John’s readers, like Net readers generally, have little patience for cleverness or meandering. They want the news at the top, so they can move on quickly if it doesn’t grab them. They don’t graze languidly, but rather rush to pull out the news that is relevant to their business. They take what they need and dash off to the next meeting.
John, who worked at the Rocky Mountain News for some 26 years until it folded in 2009, is an example of a new kind of journalist. It’s not just his prose that makes him interesting. It’s his business.
When the Rocky died, John took his expertise as the paper’s longtime real estate editor and created his Net product. It’s a vehicle for and about players and projects in the real estate industry in Colorado. He has a few sponsors who pay for ads on his site and, he says, help him make a living (albeit not quite as cushy a living as when he was a veteran editor at the Rocky.)

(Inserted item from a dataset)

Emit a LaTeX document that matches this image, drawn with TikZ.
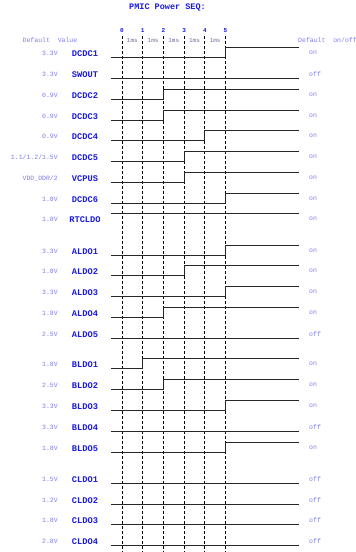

As Inside Real Estate News grows, however, John expects that the returns will grow, too. He’s so confident in it that he recently turned down a job at a local weekly in Denver. He likes being his own boss, he says.
Lots of journalists may wind up running their own shows in coming years. Online reading is surging as traditional print newspapers struggle. And the fate of outfits such as The Huffington Post, recently sold to AOL for $315 million, suggest that the appetite for well-devised Web products is hefty. (John, would you settle for 1/315th of that?)
Of course, would-be Web journalists do have to bear a few things in mind, and John’s experience underscores them. First, he offers content that is in high demand, at least in certain circles. Much of what he does is specialized and it isn’t commodity news readily available in lots of other places. What’s more, he works fast, getting his news out ahead of the pack.
Finally, John is able to handle the business side of his operation, taking time to market his services to advertisers even as he stays on top of the news. He stays on top of the growth of the Net, too, putting out the word about his blog on Facebook.
John’s grinning punim isn’t the only look of journalism in the future. TV, magazines, and other vehicles will likely have a place, alongside some newspapers – on the Web or not. But take a close look at him anyway. Whether in textbooks or on the Net, he has plenty to teach us.